Что мы и сделали. Через несколько времени он уехал в Россию»{483}
.«Я уезжаю с семьей на родину, навсегда. Если здесь, за границей, есть люди, которым я близок, — мои слова — к вам. Я еду на радость? О нет: России предстоят не легкие времена. Снова ее охватывает круговая волна ненависти. Враждебный ей мир вооружается резиновыми палками. <…>
Доллар — вот право на жизнь. В нем не только грубая покупная сила, в нем заря нового идеализма, романтические чудеса. Молодой человек в черепаховых очках разглаживает на столике кафе узкую бумажку доллара, глядит в нее и — открывается ослепительное видение: царь мира, Джиппи Морган. В котелке, надвинутом на глаза, он поднимается по ступеням нью-йоркской биржи. Двадцать тысяч глаз впиваются в его длинное, мертвенное лицо. Если сигара у него в левом углу рта, — девизы летят вниз.
В шикарных особняках пишут предсмертные записки и стреляются. На заводах рассчитывают рабочих. Жалкий обыватель, скопивший доллар на черный день, — с растрепанной головой бежит менять бумажку».

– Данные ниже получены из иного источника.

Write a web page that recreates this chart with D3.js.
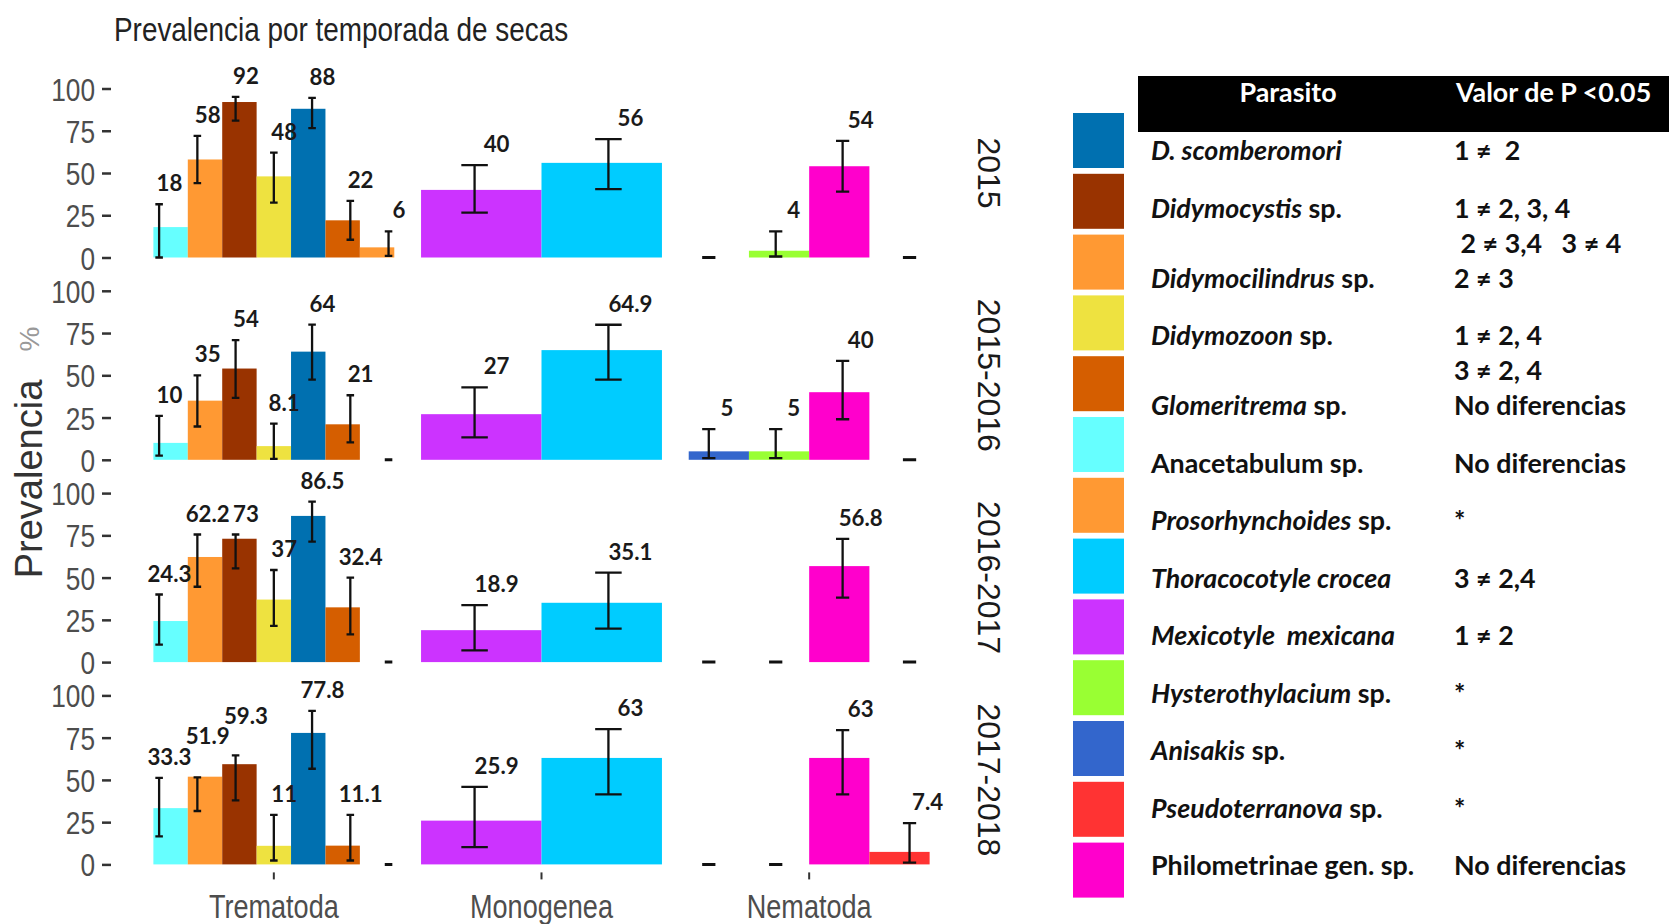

И так дальше в том же духе: гневные филиппики по поводу Запада и мужественный оптимизм по отношению к России. Так писал Толстой в статье «Несколько слов перед отъездом», опубликованной в «Накануне». Это было его прощание с заграничной жизнью и с двусмысленной газетой, переломившей его судьбу, это была его готовность нырнуть, как в котел, в советскую жизнь и помериться с ней силами: кто кого одолеет? Это была та порция адреналина, в которой он как писатель нуждался и без которой, как знать, может быть, и не написал бы своего «Петра». Его окончательный выбор, который было так трудно совершать.

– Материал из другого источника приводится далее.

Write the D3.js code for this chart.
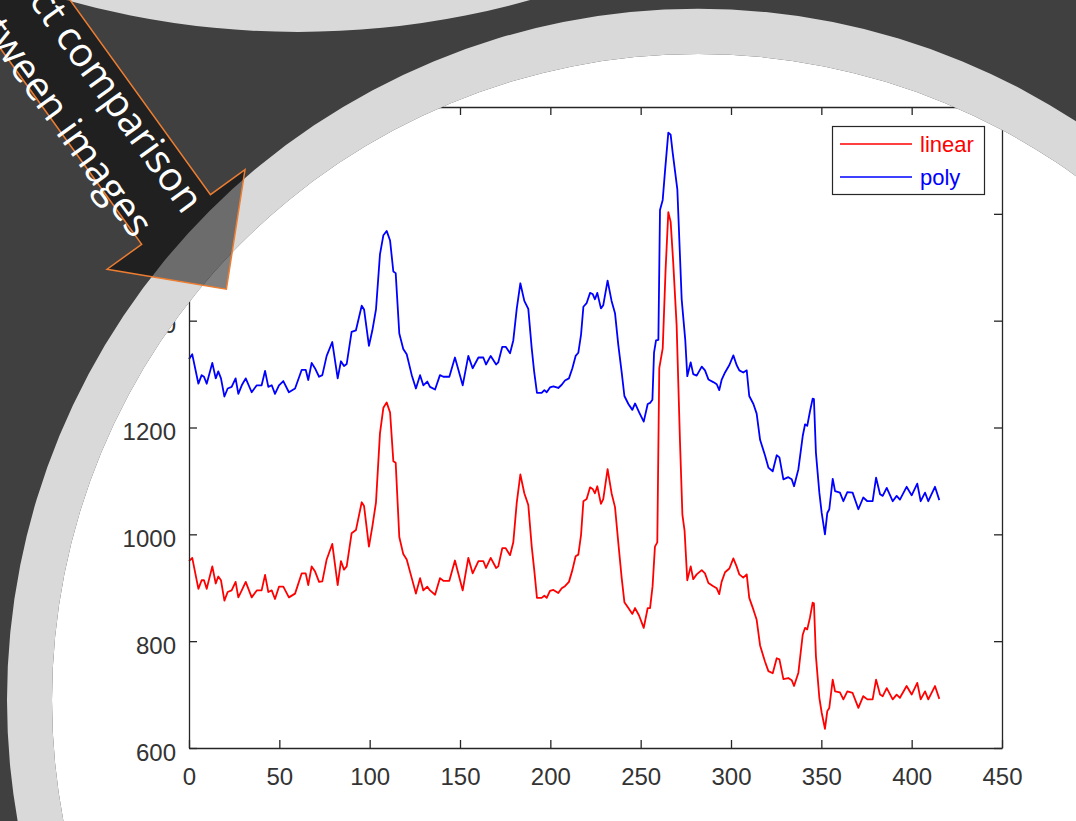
<!DOCTYPE html>
<html><head><meta charset="utf-8">
<script src="https://cdn.jsdelivr.net/npm/d3@7"></script>
<style>html,body{margin:0;padding:0;background:#404040;overflow:hidden}svg{display:block}</style>
</head><body>
<svg id="c" width="1076" height="821"></svg>
<script>
// ---------- data ----------
const xTicks = [0, 50, 100, 150, 200, 250, 300, 350, 400, 450];
const yTicks = [600, 800, 1000, 1200, 1400, 1600, 1800];
const legendLabels = ["linear", "poly"];
const seriesColors = ["#ff0000", "#0000ff"];
const bannerLines = ["Direct comparison", "between images"];

const polyX = [0,1.8,5.2,7,8.3,9.8,12.9,14.8,16.2,17.7,19.6,21.4,23.6,25.8,27.3,29.2,31.4,34.7,37.5,40.2,42.1,43.9,45.8,47.6,49.8,52.2,55.3,58.7,62.4,64.6,66,67.9,69.7,72,73.8,76.2,79.3,82.3,84.1,85.8,87.3,90,92.4,95.6,96.9,99.6,101.5,103.5,105.7,107.6,109.4,111.3,113.1,114.4,116.4,118.6,120.5,123.3,125.6,127.9,129.7,131.9,133.4,136.2,138.9,140.8,144.1,147.2,151.5,154.6,157,160.2,162.9,164.4,167,170,171.2,173.4,175.3,177.7,179.5,181.4,183.4,185.6,187.8,189.7,191.1,192.6,195.2,196.7,198,199.8,201.7,204.4,206.3,208.1,210.3,212.2,214,215.5,217,218.3,220.1,222,223.4,224.7,226,228,229.3,231.7,233.9,235.8,237.6,239.5,241,243.2,245.4,246.9,249.1,251.7,253.9,255.2,256.5,257.4,258.5,259.8,260.7,262.2,263.5,265.3,266.6,267.7,270.3,272.7,274.7,275.8,277.7,279.1,281,283.8,285.6,287.5,290.2,292.1,293.5,294.8,296.7,299.1,301.3,303.1,304.6,306.8,308.7,310.1,312.4,314.2,316.1,318.8,320.7,323.1,325.3,326.8,329,331.7,333.6,334.9,337.3,339.7,341,342.2,343.7,345.2,345.9,347,348.9,350.2,352,353.3,354.4,356.3,357.6,360.3,362.2,364.4,367.3,370.5,373.2,375.5,378.4,380.3,382.5,384,386.2,389.5,391.7,393.5,397.2,400,403.1,405,407.4,409.2,412.9,415.3];
const polyY = [1328,1337,1282,1298,1295,1282,1321,1292,1305,1292,1258,1273,1276,1292,1263,1279,1292,1266,1279,1279,1306,1276,1279,1263,1279,1287,1266,1273,1308,1308,1289,1321,1311,1295,1298,1334,1360,1292,1324,1315,1319,1379,1382,1428,1421,1353,1382,1421,1524,1560,1568,1550,1492,1489,1376,1347,1337,1298,1273,1298,1279,1286,1276,1271,1298,1295,1295,1331,1279,1334,1311,1331,1331,1318,1334,1318,1322,1351,1351,1339,1363,1422,1470,1437,1422,1348,1303,1265,1265,1270,1266,1275,1277,1274,1280,1288,1292,1311,1334,1340,1374,1426,1433,1452,1450,1440,1452,1423,1429,1475,1437,1414,1355,1303,1259,1244,1233,1245,1229,1211,1244,1246,1252,1340,1363,1364,1607,1626,1681,1752,1748,1715,1646,1440,1363,1296,1322,1300,1297,1314,1307,1290,1285,1281,1270,1289,1303,1317,1335,1317,1307,1303,1307,1259,1244,1226,1177,1148,1125,1118,1148,1144,1103,1107,1103,1090,1122,1184,1206,1203,1230,1254,1253,1153,1078,1040,1000,1040,1047,1104,1081,1078,1062,1079,1078,1047,1069,1062,1062,1106,1075,1072,1087,1062,1072,1065,1089,1073,1095,1062,1078,1062,1089,1064];

const linearX = [0,1.8,5.2,7,8.3,9.8,12.9,14.8,16.2,17.7,19.6,21.4,23.6,25.8,27.3,29.2,31.4,34.7,37.5,40.2,42.1,43.9,45.8,47.6,49.8,52.2,55.3,58.7,62.4,64.6,66,67.9,69.7,72,73.8,76.2,79.3,82.3,84.1,85.8,87.3,90,92.4,95.6,96.9,99.6,101.5,103.5,105.7,107.6,109.4,111.3,113.1,114.4,116.4,118.6,120.5,123.3,125.6,127.9,129.7,131.9,133.4,136.2,138.9,140.8,144.1,147.2,151.5,154.6,157,160.2,162.9,164.4,167,170,171.2,173.4,175.3,177.7,179.5,181.4,183.4,185.6,187.8,189.7,191.1,192.6,195.2,196.7,198,199.8,201.7,204.4,206.3,208.1,210.3,212.2,214,215.5,217,218.3,220.1,222,223.4,224.7,226,228,229.3,231.7,233.9,235.8,237.6,239.5,241,243.2,245.4,246.9,249.1,251.7,253.9,255.2,256.6,257.9,259.2,260.3,262.2,263.8,265.3,266.6,268,269.9,271.8,273.1,274.3,275.8,277.7,279.1,281,283.8,285.6,287.5,290.2,292.1,293.5,294.8,296.7,299.1,301.3,303.1,304.6,306.8,308.7,310.1,312.4,314.2,316.1,318.8,320.7,323.1,325.3,326.8,329,331.7,333.6,334.9,337.3,339.7,341,342.2,343.7,345.2,345.9,347,348.9,350.2,352,353.3,354.4,356.3,357.6,360.3,362.2,364.4,367.3,370.5,373.2,375.5,378.4,380.3,382.5,384,386.2,389.5,391.7,393.5,397.2,400,403.1,405,407.4,409.2,412.9,415.3];
const linearY = [950,956,898,914,914,898,940,908,921,914,876,892,895,911,882,895,911,882,895,895,924,892,895,879,902,902,882,889,927,927,905,940,931,911,912,953,982,905,950,934,940,1002,1008,1060,1053,977,1015,1060,1189,1237,1247,1228,1137,1134,995,963,953,918,889,918,895,902,895,887,918,913,913,951,895,956,927,950,950,937,956,937,940,974,974,961,985,1059,1112,1077,1055,977,933,881,881,885,881,894,896,890,899,903,911,933,959,962,999,1062,1066,1088,1085,1077,1090,1057,1066,1122,1077,1051,985,918,873,862,851,862,848,825,862,862,903,977,985,1311,1348,1496,1603,1585,1510,1392,1170,1037,1007,914,940,916,925,933,927,909,903,899,888,911,929,936,955,940,925,919,925,881,859,840,792,762,744,740,768,766,729,731,727,716,741,812,825,822,844,872,871,772,694,666,636,669,675,728,706,704,691,706,703,675,697,691,691,728,700,697,712,691,700,694,716,700,722,691,706,691,716,692];

// ---------- layout ----------
const W = 1076, H = 821;
const svg = d3.select("#c");
const AX = "#262626";
const tickFont = "'Liberation Sans', Arial, Helvetica, sans-serif";

svg.append("rect").attr("width", W).attr("height", H).attr("fill", "#ffffff");

const x = d3.scaleLinear().domain([0, 450]).range([189, 1002]);
const y = d3.scaleLinear().domain([600, 1800]).range([748, 107]);

const chart = svg.append("g");

// series
const line = d3.line().x(d => x(d[0])).y(d => y(d[1]));
const linearData = linearX.map((v, i) => [v, linearY[i]]);
const polyData = polyX.map((v, i) => [v, polyY[i]]);
chart.append("path").datum(linearData).attr("d", line)
  .attr("fill", "none").attr("stroke", seriesColors[0]).attr("stroke-width", 1.8).attr("stroke-linejoin", "round");
chart.append("path").datum(polyData).attr("d", line)
  .attr("fill", "none").attr("stroke", seriesColors[1]).attr("stroke-width", 1.8).attr("stroke-linejoin", "round");

// axes
function styleAxis(g) {
  g.selectAll("path.domain").attr("stroke", AX).attr("stroke-width", 1.3);
  g.selectAll(".tick line").attr("stroke", AX).attr("stroke-width", 1.3);
  g.selectAll(".tick text").attr("fill", "#333333").attr("font-family", tickFont).attr("font-size", 24);
}
const gx = chart.append("g").attr("transform", `translate(0,${y(600)})`)
  .call(d3.axisBottom(x).tickValues(xTicks).tickSizeInner(-8).tickSizeOuter(0).tickPadding(20).tickFormat(d3.format("d")));
styleAxis(gx);
const gy = chart.append("g").attr("transform", `translate(${x(0)},0)`)
  .call(d3.axisLeft(y).tickValues(yTicks).tickSizeInner(-8).tickSizeOuter(0).tickPadding(13).tickFormat(d3.format("d")));
styleAxis(gy);
gy.selectAll(".tick text").attr("dy", "0.5em");
const gt = chart.append("g").attr("transform", `translate(0,${y(1800)})`)
  .call(d3.axisTop(x).tickValues(xTicks).tickSizeInner(-8).tickSizeOuter(0).tickFormat(""));
styleAxis(gt);
const gr = chart.append("g").attr("transform", `translate(${x(450)},0)`)
  .call(d3.axisRight(y).tickValues(yTicks).tickSizeInner(-8).tickSizeOuter(0).tickFormat(""));
styleAxis(gr);

// legend
const lg = chart.append("g");
lg.append("rect").attr("x", 832.5).attr("y", 126.5).attr("width", 152).attr("height", 68)
  .attr("fill", "#fff").attr("stroke", AX).attr("stroke-width", 1.2);
legendLabels.forEach((lab, i) => {
  const ly = 144 + i * 33;
  lg.append("line").attr("x1", 840).attr("x2", 912).attr("y1", ly).attr("y2", ly)
    .attr("stroke", seriesColors[i]).attr("stroke-width", 1.5);
  lg.append("text").attr("x", 920).attr("y", ly + 8).attr("fill", seriesColors[i])
    .attr("font-family", tickFont).attr("font-size", 22).text(lab);
});

// ---------- slide decoration ----------
function circ(cx, cy, r) {
  return `M${cx - r},${cy}a${r},${r} 0 1,0 ${2 * r},0a${r},${r} 0 1,0 ${-2 * r},0Z`;
}
const cx = 698, cy = 700, rIn = 646, rOut = 691;
svg.append("path").attr("d", `M0,0H${W}V${H}H0Z` + circ(cx, cy, rIn))
  .attr("fill", "#404040").attr("fill-rule", "evenodd");
svg.append("path").attr("d", circ(cx, cy, rOut) + circ(cx, cy, rIn))
  .attr("fill", "#d9d9d9").attr("fill-rule", "evenodd");
svg.append("path").attr("d", circ(298, -826, 858) + circ(298, -826, 816))
  .attr("fill", "#d9d9d9").attr("fill-rule", "evenodd");

// arrow banner
const ban = svg.append("g").attr("transform", "rotate(54.2)");
ban.append("path")
  .attr("d", "M-300,-56.8L281,-56.8L281,-99.4L367,-14.4L281,70.6L281,28L-300,28Z")
  .attr("fill", "#000").attr("fill-opacity", 0.5)
  .attr("stroke", "#ed7d31").attr("stroke-width", 1.5).attr("stroke-linejoin", "miter");
const bannerEnds = [[282, -22.3], [272, 32.7]];
bannerLines.forEach((t, i) => {
  ban.append("text").attr("x", bannerEnds[i][0]).attr("y", bannerEnds[i][1])
    .attr("text-anchor", "end").attr("fill", "#fff")
    .attr("font-family", "'Open Sans', 'Noto Sans', sans-serif").attr("font-size", 40).text(t);
});
</script>
</body></html>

И когда Дон Аминадо с некоторой даже брезгливостью писал: «Алексей Николаевич Толстой, уничтожавший Тэффины птифуры, тоже еще был далек от Аннибаловой клятвы над гробом Ленина. А с прелестных уст Наталии Крандиевской еще не сорвались роковые, находчиво-подогнанные под обстоятельства времени и места слова, которые я услышал в Берлине, прощаясь с ней на Augsburgerstrasse и в последний раз целуя ее руку: — Еду сораспинаться с Россией!»{484}
— легко ему было так писать, а ведь Толстых действительно ждала в России неизвестность, особенно если учесть, что они возвращались с тремя детьми, младшему из которых было семь месяцев.Тут можно снова сослаться на Степуна:
«Помню два перегруженных чемоданами автомобиля, в которых Толстой с женой и детьми отъезжал с Мартин-Лютерштрассе на вокзал. Несмотря на разницу наших убеждений и судеб, мы провожали Толстых скорее с пониманием, чем с осуждением»{485}
.Если уж Толстого и осуждать, то не за то, что он оставил Берлин, а за тех, кого он там оставил, кто ему поверил и кому после его отъезда сделалось очень худо.

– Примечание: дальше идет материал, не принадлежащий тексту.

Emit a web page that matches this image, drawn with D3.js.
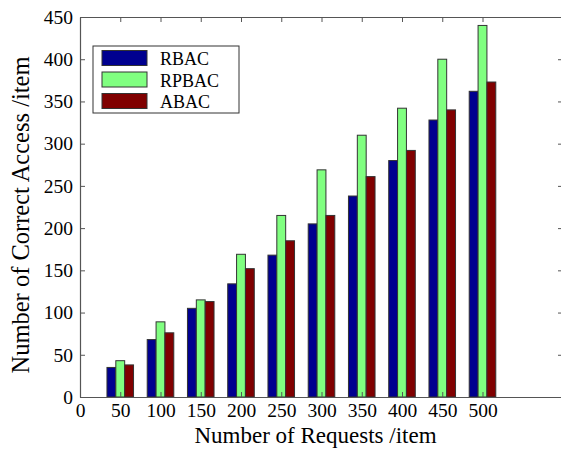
<!DOCTYPE html>
<html>
<head>
<meta charset="utf-8">
<script src="https://cdn.jsdelivr.net/npm/d3@7"></script>
<style>
  body { margin: 0; background: #fff; }
  text { font-family: "Liberation Serif", "Times New Roman", serif; fill: #000; }
</style>
</head>
<body>
<div id="chart"></div>
<script>
// data
var requests = [50, 100, 150, 200, 250, 300, 350, 400, 450, 500];
var rbac  = [35, 68, 105, 134, 168, 205, 238, 280, 328, 362];
var rpbac = [43, 89, 115, 169, 215, 269, 310, 342, 400, 440];
var abac  = [38, 76, 113, 152, 185, 215, 261, 292, 340, 373];
var seriesNames = ["RBAC", "RPBAC", "ABAC"];
var seriesColors = ["#00008f", "#80ff80", "#800000"];
var xTicks = [0, 50, 100, 150, 200, 250, 300, 350, 400, 450, 500];
var yTicks = [0, 50, 100, 150, 200, 250, 300, 350, 400, 450];

var series = [rbac, rpbac, abac];

var W = 561, H = 451;
var margin = {left: 80, top: 17, right: -2, bottom: 54};
var width = W - margin.left - margin.right;
var height = H - margin.top - margin.bottom;

var svg = d3.select("#chart")
    .append("svg")
    .attr("width", W)
    .attr("height", H)
  .append("g")
    .attr("transform", "translate(" + margin.left + "," + margin.top + ")");

var x = d3.scaleLinear().domain([0, 600]).range([0, width]);
var y = d3.scaleLinear().domain([0, 450]).range([height, 0]);

// bar width in data units (bars touch each other)
var barW = 11;

// bars
series.forEach(function(vals, si) {
    svg.append("g").selectAll("rect")
        .data(vals)
        .enter()
        .append("rect")
        .attr("x", function(d, i) { return x(requests[i] + (si - 1.5) * barW); })
        .attr("width", x(barW) - x(0))
        .attr("y", function(d) { return y(d); })
        .attr("height", function(d) { return y(0) - y(d); })
        .attr("fill", seriesColors[si])
        .attr("stroke", "#333")
        .attr("stroke-width", 1);
});

// axes, ticks pointing inward on all four sides
var tickLen = 5;
var fmt = d3.format("d");

var xBottom = svg.append("g")
    .attr("transform", "translate(0," + height + ")")
    .call(d3.axisBottom(x).tickValues(xTicks).tickSizeInner(-tickLen).tickSizeOuter(0).tickFormat(fmt).tickPadding(6));
var xTop = svg.append("g")
    .call(d3.axisTop(x).tickValues(xTicks).tickSizeInner(-tickLen).tickSizeOuter(0).tickFormat(""));
var yLeft = svg.append("g")
    .call(d3.axisLeft(y).tickValues(yTicks).tickSizeInner(-tickLen).tickSizeOuter(0).tickFormat(fmt).tickPadding(7));
var yRight = svg.append("g")
    .attr("transform", "translate(" + width + ",0)")
    .call(d3.axisRight(y).tickValues(yTicks).tickSizeInner(-tickLen).tickSizeOuter(0).tickFormat(""));

[xBottom, xTop, yLeft, yRight].forEach(function(a) {
    a.attr("font-family", "Liberation Serif").attr("font-size", 19.5);
    a.selectAll("path").attr("stroke", "#555").attr("stroke-width", 1.2);
    a.selectAll("line").attr("stroke", "#555");
    a.selectAll("text").attr("fill", "#000");
});

// axis labels
svg.append("text")
    .attr("text-anchor", "middle")
    .attr("x", width / 2 - 6)
    .attr("y", height + 46)
    .style("font-size", "23px")
    .text("Number of Requests /item");

svg.append("text")
    .attr("text-anchor", "middle")
    .attr("transform", "rotate(-90)")
    .attr("x", -height / 2 - 8)
    .attr("y", -51)
    .style("font-size", "24.5px")
    .text("Number of Correct Access /item");

// legend
var legend = svg.append("g").attr("transform", "translate(13,29)");
legend.append("rect")
    .attr("width", 146)
    .attr("height", 67)
    .attr("fill", "#fff")
    .attr("stroke", "#333")
    .attr("stroke-width", 1);

var items = legend.selectAll("g.item")
    .data(seriesNames)
    .enter()
    .append("g")
    .attr("transform", function(d, i) { return "translate(0," + (i * 21.5) + ")"; });

items.append("rect")
    .attr("x", 9)
    .attr("y", 4.5)
    .attr("width", 45)
    .attr("height", 15)
    .attr("fill", function(d, i) { return seriesColors[i]; })
    .attr("stroke", "#333")
    .attr("stroke-width", 1);

items.append("text")
    .attr("x", 67)
    .attr("y", 19)
    .style("font-size", "18px")
    .text(function(d) { return d; });
</script>
</body>
</html>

Так получилось, что почти одновременно с отъездом Толстого русский Берлин опустел: кто уехал в Париж, кто в Прагу, кто в Вильнюс. Кому-то жилось лучше, кому-то хуже, а кому совсем невыносимо, но все зарабатывали в поте лица свой хлеб. Гордый Бунин обращался в эти дни к норвежскому профессору-слависту Брону с просьбой порекомендовать какому-нибудь норвежскому издателю для перевода его книги и ссылался на «тяжелое положение эмигранта, все потерявшего в России и лишенного на чужбине почти всех средств к существованию… Живешь в нужде, в постоянной мучительной неуверенности насчет завтрашнего дня»{486}
.Но если Бунину выкарабкаться удалось, если более или менее благополучно устроилась судьба Ященки, который оставил невернук) литературу и занялся правом, то были те, кто, поверив в Алексея Толстого, оказались им обмануты. Чаще то были женщины. Одной из них оказалась еще одна героиня Серебряного века Нина Ивановна Петровская, в свое время не менее знаменитая, чем Елизавета Ивановна Дмитриева, и здесь нам снова предстоит вернуться назад, к началу века, и вспомнить Ходасевича: «Жили в неистовом напряжении, в вечном возбуждении, в обостренности, в лихорадке. Жили разом в нескольких планах. В конце концов, были сложнейше запутаны в общую сеть любвей и ненавистей, личных и литературных. Вскоре Нина Петровская сделалась одним из центральных узлов, одною из главных петель той сети».